OpenCL kernels are always constructed from strings, so it is easy to make custom kernels on-the-fly to evaluate user entered expressions. In the next example we will evaluate the expression:

dz = 2. * dx + sin(dy)
First, allocate and initialize the inputs/outputs:
dx = cl_findgen(10)
dy = cl_putvar(2. * findgen(n))
dz = cl_fltarr(10, /nozero)
Next, create the kernel using a string representing the expression, a string array of the variable names in the expression, and an array of type codes of the variables in the expression:
kernel = cl_compile('z[i] = 2. * x[i] + sin(y[i])', $
                    ['x', 'y', 'z'], $
                    lonarr(3) + 4L, $
The SIMPLE keyword indicates that we are just filling in an expression in a simple element-wise kernel. To run the kernel on our data, call CL_EXECUTE with the kernel identifier and a structure containing the values for the variables in the expression:
status = cl_execute(kernel, { x: dx, y: dy, z: dz })
Finally, retrieve the results as before:
z = cl_getvar(dz)
Without the SIMPLE keyword set, the user can specify the entire full code for the kernel.

There are some great advantages to using OpenCL:

  1. OpenCL is an open standard.
  2. OpenCL is not limited to NVIDIA GPUs (or even GPUs at all, OpenCL can run on various platforms including CPUs).
  3. It is easy to create on-the-fly kernels.
  4. OpenCL uses the same concepts as CUDA, so many kernels can be translated fairly easily.
Unfortunately, there is one big disadvantage right now:
  1. OpenCL libraries are not as far along as CUDA libraries, both those provided by NVIDIA and third-parties.
This would mean that anything beyond basic arithmetic in the current GPULib would be eliminated right now. I don't think it will be long before OpenCL catches up in this regard, but this is a serious issue currently.

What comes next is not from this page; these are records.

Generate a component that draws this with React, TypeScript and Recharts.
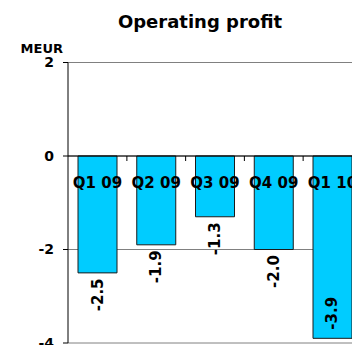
import { BarChart, Bar, XAxis, YAxis, CartesianGrid, ReferenceLine, LabelList } from "recharts";

const quarters = ["Q1 09", "Q2 09", "Q3 09", "Q4 09", "Q1 10"];
const profit = [-2.5, -1.9, -1.3, -2.0, -3.9];
const yTicks = [2, 0, -2, -4];

const Y_MIN = -4;
const Y_MAX = 2;
const FONT = "'DejaVu Sans', Verdana, sans-serif";
const CYAN = "#00ccff";

const CHART_W = 400;
const CHART_H = 380;
const MARGIN = { top: 62.5, right: 38.25, bottom: 37, left: 0 };
const Y_AXIS_W = 68;
// width of one category band on the x axis
const BAND = (CHART_W - MARGIN.left - MARGIN.right - Y_AXIS_W) / quarters.length;

const data = quarters.map((quarter, i) => ({ quarter, profit: profit[i] }));

function ValueLabel(props: any) {
  const { x, y, width, height, value } = props;
  const cx = x + width / 2;
  const end = Math.max(y, y + height);
  // no room below the bar end -> put the label inside the bar
  const inside = value - Y_MIN < 0.9;
  const cy = inside ? end - 25 : end + 22;
  return (
    <text
      x={cx}
      y={cy}
      transform={`rotate(-90 ${cx} ${cy})`}
      textAnchor="middle"
      dominantBaseline="central"
      fontFamily={FONT}
      fontWeight="bold"
      fontSize={15}
      fill="#000"
    >
      {Number(value).toFixed(1)}
    </text>
  );
}

// quarter name just under the zero line, plus the small tick at the band's right edge
function QuarterLabel(props: any) {
  const { x, y, width, height, value } = props;
  const top = Math.min(y, y + height);
  const edge = x + width / 2 + BAND / 2;
  return (
    <g>
      <line x1={edge} x2={edge} y1={top} y2={top + 5} stroke="#000" strokeWidth={1} />
      <text
        x={x + width / 2}
        y={top + 32}
        textAnchor="middle"
        fontFamily={FONT}
        fontWeight="bold"
        fontSize={15}
        fill="#000"
      >
        {value}
      </text>
    </g>
  );
}

export default function App() {
  return (
    <div
      style={{
        position: "absolute",
        left: 0,
        top: 0,
        width: 352,
        height: 345,
        overflow: "hidden",
        background: "#fff",
      }}
    >
      <BarChart width={CHART_W} height={CHART_H} data={data} margin={MARGIN}>
        <CartesianGrid vertical={false} stroke="#808080" />
        <XAxis dataKey="quarter" type="category" hide />
        <YAxis
          type="number"
          domain={[Y_MIN, Y_MAX]}
          ticks={yTicks}
          interval={0}
          width={Y_AXIS_W}
          tickSize={5}
          tickMargin={9}
          axisLine={{ stroke: "#000" }}
          tickLine={{ stroke: "#000" }}
          tick={{ fontFamily: FONT, fontWeight: "bold", fontSize: 14, fill: "#000" }}
        />
        <Bar
          dataKey="profit"
          barSize={39}
          fill={CYAN}
          stroke="#1a1a1a"
          strokeWidth={1}
          isAnimationActive={false}
        >
          <LabelList dataKey="profit" content={<ValueLabel />} />
          <LabelList dataKey="quarter" content={<QuarterLabel />} />
        </Bar>
        <ReferenceLine y={0} stroke="#000" strokeWidth={1} />
      </BarChart>
      <svg
        width={352}
        height={345}
        style={{ position: "absolute", left: 0, top: 0, pointerEvents: "none" }}
      >
        <text
          x={200}
          y={28}
          textAnchor="middle"
          fontFamily={FONT}
          fontWeight="bold"
          fontSize={18}
          fill="#000"
        >
          Operating profit
        </text>
        <text
          x={63}
          y={52.7}
          textAnchor="end"
          fontFamily={FONT}
          fontWeight="bold"
          fontSize={13}
          fill="#000"
        >
          MEUR
        </text>
      </svg>
    </div>
  );
}
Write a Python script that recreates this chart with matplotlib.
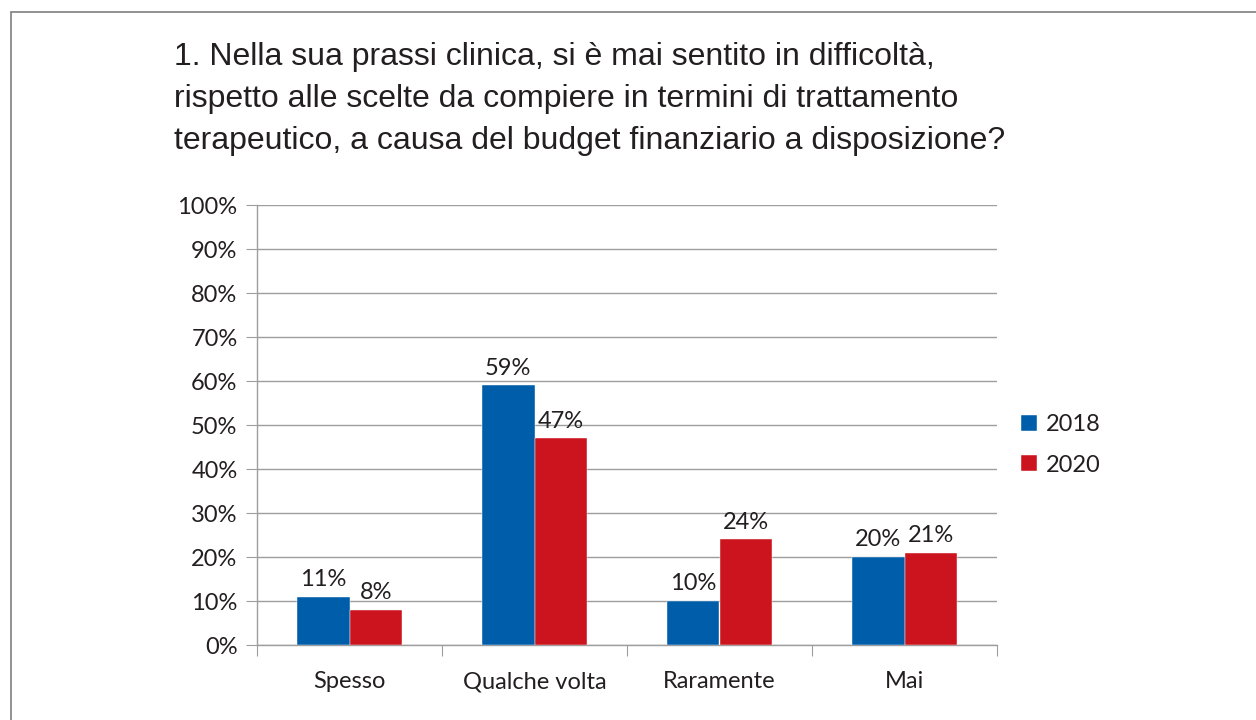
import matplotlib.pyplot as plt
import numpy as np
from matplotlib.patches import Rectangle

# dati
categories = ["Spesso", "Qualche volta", "Raramente", "Mai"]
years = ["2018", "2020"]
v2018 = [11, 59, 10, 20]
v2020 = [8, 47, 24, 21]
colors = ["#005DAA", "#CC141E"]

title = ("1. Nella sua prassi clinica, si è mai sentito in difficoltà,\n"
         "rispetto alle scelte da compiere in termini di trattamento\n"
         "terapeutico, a causa del budget finanziario a disposizione?")

W, H = 1256, 720
fig = plt.figure(figsize=(W / 100, H / 100), dpi=100)
fig.patch.set_facecolor("white")

# cornice esterna
fig.add_artist(Rectangle((11 / W, -0.1), 1.2, 1 - 12 / H + 0.1, transform=fig.transFigure,
                         fill=False, edgecolor="#7f7f7f", lw=1.2))

fig.text(174 / W, 1 - 42 / H, title, ha="left", va="top", fontsize=23,
         family="Liberation Sans", color="#231f20", linespacing=1.52)

ax = fig.add_axes([257 / W, 1 - 645 / H, (997 - 257) / W, (645 - 205) / H])
x = np.arange(len(categories))
bw = 0.286
bars = []
for i, (vals, yr) in enumerate(zip([v2018, v2020], years)):
    b = ax.bar(x + (i - 0.5) * bw, vals, bw, color=colors[i], label=yr, zorder=3,
               edgecolor="white", linewidth=0.3)
    bars.append(b)
    for xi, v in zip(x + (i - 0.5) * bw, vals):
        ax.text(xi, v + 1.5, f"{v}%", ha="center", va="bottom", fontsize=17,
                family="Lato", color="#231f20")

ax.set_xlim(-0.5, len(categories) - 0.5)
ax.set_ylim(0, 100)
ax.set_yticks(range(0, 101, 10))
ax.set_yticklabels([f"{t}%" for t in range(0, 101, 10)], fontsize=17, family="Lato", color="#231f20")
ax.yaxis.grid(True, color="#9e9e9e", lw=1, zorder=0)
ax.set_xticks(np.arange(-0.5, len(categories), 1))
ax.set_xticklabels([])
ax.set_xticks(x, minor=True)
ax.set_xticklabels(categories, minor=True, fontsize=17, family="Lato", color="#231f20")
ax.tick_params(axis="x", which="major", length=8, color="#9e9e9e", direction="out")
ax.tick_params(axis="x", which="minor", length=0, pad=19)
ax.tick_params(axis="y", length=8, color="#9e9e9e", pad=6)
for s in ["top", "right"]:
    ax.spines[s].set_visible(False)
for s in ["left", "bottom"]:
    ax.spines[s].set_color("#9e9e9e")
    ax.spines[s].set_linewidth(1)

leg = fig.legend(handles=bars, labels=years, loc="upper left", bbox_to_anchor=(1000 / W, 1 - 393 / H),
                 frameon=False, prop={"family": "Lato", "size": 17}, handlelength=0.65,
                 handleheight=0.65, handletextpad=0.4, labelspacing=0.82)
for t in leg.get_texts():
    t.set_color("#231f20")

fig.savefig("out.png", dpi=100, facecolor="white")
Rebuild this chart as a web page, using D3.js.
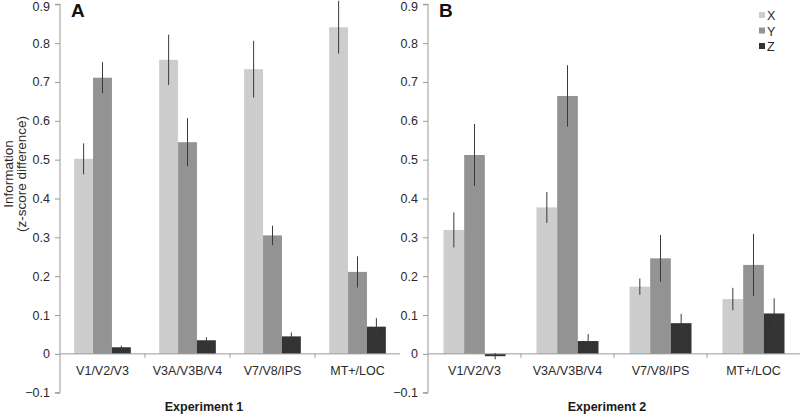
<!DOCTYPE html>
<html>
<head>
<meta charset="utf-8">
<script src="https://cdn.jsdelivr.net/npm/d3@7"></script>
<style>
html,body{margin:0;padding:0;background:#fff;}
svg{display:block;font-family:"Liberation Sans",Arial,Helvetica,sans-serif;}
</style>
</head>
<body>
<svg id="chart" width="800" height="417"></svg>
<script>
const categories = ["V1/V2/V3", "V3A/V3B/V4", "V7/V8/IPS", "MT+/LOC"];
const seriesNames = ["X", "Y", "Z"];
const colors = ["#cdcdcd", "#939393", "#333333"];
const yTicks = [-0.1, 0, 0.1, 0.2, 0.3, 0.4, 0.5, 0.6, 0.7, 0.8, 0.9];

// Experiment 1 (panel A)
const exp1X = [0.502, 0.757, 0.733, 0.841];
const exp1Y = [0.711, 0.545, 0.305, 0.211];
const exp1Z = [0.017, 0.035, 0.045, 0.070];
const exp1XErr = [0.040, 0.065, 0.073, 0.068];
const exp1YErr = [0.040, 0.062, 0.025, 0.040];
const exp1ZErr = [0.004, 0.008, 0.010, 0.022];

// Experiment 2 (panel B)
const exp2X = [0.319, 0.377, 0.173, 0.141];
const exp2Y = [0.512, 0.664, 0.246, 0.229];
const exp2Z = [-0.006, 0.033, 0.079, 0.104];
const exp2XErr = [0.045, 0.040, 0.021, 0.029];
const exp2YErr = [0.080, 0.079, 0.060, 0.080];
const exp2ZErr = [0.008, 0.018, 0.024, 0.039];

const svg = d3.select("#chart");
const y = d3.scaleLinear().domain([-0.1, 0.9]).range([392.7, 4.3]);
const axisColor = "#9a9a9a";
const textColor = "#2a2a2a";

function panel(opts) {
  const {x0, x1, vals, errs, letter, letterX, title, titleX} = opts;
  const g = svg.append("g");
  const x = d3.scaleBand().domain(categories).range([x0, x1]).padding(0);
  const xs = d3.scaleBand().domain(seriesNames).range([0, x.bandwidth()]).paddingInner(0).paddingOuter(0.75);

  // y axis
  const yAxis = d3.axisLeft(y).tickValues(yTicks).tickSize(5).tickPadding(5)
    .tickFormat(d => d === 0 ? "0" : d3.format(".1f")(d));
  const ya = g.append("g").attr("transform", `translate(${x0},0)`).call(yAxis);
  ya.select(".domain").attr("stroke", axisColor).attr("d", `M-5,${y(-0.1)}H0V${y(0.9)}H-5`);
  ya.selectAll(".tick line").attr("stroke", axisColor);
  ya.selectAll(".tick text").attr("fill", textColor).style("font-size", "12.5px")
    .style("font-family", "Liberation Sans, Arial, sans-serif")
    .attr("dy", d => d === 0.9 ? "0.48em" : "0.32em");

  // bars
  const data = [];
  categories.forEach((c, i) => {
    seriesNames.forEach((s, j) => {
      data.push({c, s, j, v: vals[j][i], e: errs[j][i]});
    });
  });
  g.selectAll("rect.bar").data(data).enter().append("rect")
    .attr("class", "bar")
    .attr("x", d => x(d.c) + xs(d.s))
    .attr("width", xs.bandwidth())
    .attr("y", d => y(Math.max(0, d.v)))
    .attr("height", d => Math.abs(y(d.v) - y(0)))
    .attr("fill", d => colors[d.j]);

  // x axis
  const xa = g.append("g").attr("transform", `translate(0,${y(0)})`)
    .call(d3.axisBottom(x).tickSize(0).tickPadding(12));
  xa.select(".domain").attr("stroke", axisColor).attr("d", `M${x0},0H${x1}`);
  xa.selectAll(".tick text").attr("fill", textColor).style("font-size", "12.5px")
    .style("font-family", "Liberation Sans, Arial, sans-serif");
  g.selectAll("line.xtick").data(categories.slice(1)).enter().append("line")
    .attr("class", "xtick")
    .attr("x1", d => x(d)).attr("x2", d => x(d))
    .attr("y1", y(0)).attr("y2", y(0) + 4)
    .attr("stroke", axisColor);

  // error bars
  g.selectAll("line.err").data(data).enter().append("line")
    .attr("class", "err")
    .attr("x1", d => x(d.c) + xs(d.s) + xs.bandwidth() / 2)
    .attr("x2", d => x(d.c) + xs(d.s) + xs.bandwidth() / 2)
    .attr("y1", d => y(d.v + d.e))
    .attr("y2", d => y(d.v - d.e))
    .attr("stroke", "#3a3a3a").attr("stroke-width", 1);

  g.append("text").attr("x", letterX).attr("y", 17)
    .attr("font-weight", "bold").attr("font-size", "19px").attr("fill", "#111")
    .text(letter);
  g.append("text").attr("x", titleX).attr("y", 411)
    .attr("text-anchor", "middle").attr("font-weight", "bold")
    .attr("font-size", "12.5px").attr("fill", "#1a1a1a").text(title);
}

panel({x0: 60, x1: 400, vals: [exp1X, exp1Y, exp1Z], errs: [exp1XErr, exp1YErr, exp1ZErr],
  letter: "A", letterX: 71, title: "Experiment 1", titleX: 204});
panel({x0: 428, x1: 800, vals: [exp2X, exp2Y, exp2Z], errs: [exp2XErr, exp2YErr, exp2ZErr],
  letter: "B", letterX: 439, title: "Experiment 2", titleX: 607});

// y axis title
const yt = svg.append("text")
  .attr("transform", "translate(0,174) rotate(-90)")
  .attr("text-anchor", "middle").attr("font-size", "13.5px").attr("fill", textColor);
yt.append("tspan").attr("x", 0).attr("y", 13).text("Information");
yt.append("tspan").attr("x", 0).attr("y", 26).text("(z-score difference)");

// legend
const lg = svg.append("g");
seriesNames.forEach((s, i) => {
  lg.append("rect").attr("x", 759).attr("y", 12 + i * 15.5).attr("width", 6).attr("height", 6)
    .attr("fill", colors[i]);
  lg.append("text").attr("x", 767).attr("y", 20 + i * 15.5)
    .attr("font-size", "12.5px").attr("fill", textColor).text(s);
});
</script>
</body>
</html>
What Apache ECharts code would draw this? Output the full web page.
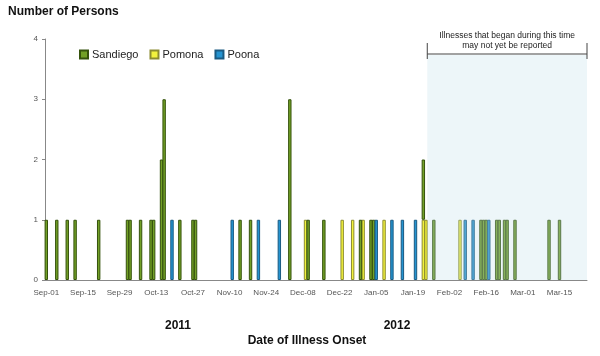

Thursday, February 23, 2012

Multiplying a scalar by an array

Currently, you have to be a bit tricky to multiply a scalar by an array. (In the next version of GPULib, there will be a efficient, direct way to do scalar/array operations.)

Most GPULib operations have a short form and a long form. The short form is a simple version of the operation that takes two array arguments. For addition, the short form is equivalent to:

C = A + B
where A, B, and C are all arrays of the same size. In code, this is done with:
c = gpuadd(a, b)
The long form takes five arguments, three scalars and two arrays, in the form of:
C = s1*A + s2*B + s3
where A, B, and C are arrays of the same size and s1, s2, and s3 are scalars. In code, this is:
c = gpuadd(s1, a, s2, b, s3)
If you just want to do a scalar times an array, use the long form with A for both A and B, while also setting b and c to 0.0. For example, to do 2. * findgen(10), do:
IDL> gpuinit
Welcome to GPULib 1.5.0 (Revision: 2199M)
Graphics card: Tesla C2070, compute capability: 2.0, memory: 751 MB available, 1279 MB total
Checking GPU memory errors
IDL> a = findgen(10)
IDL> da = gpuputarr(a)
IDL> dc = gpufltarr(10)
IDL> scalar = 2.0
IDL> ; dc = scalar * da + 0. * da + 0.
IDL> dc = gpuadd(scalar, da, 0., da, 0., lhs=dc) 
IDL> c = gpugetarr(dc)
IDL> print, c
      0.00000      2.00000      4.00000      6.00000      8.00000
      10.0000      12.0000      14.0000      16.0000      18.0000
Note, that most operations have a long form version that performs an affine transform along with the operation.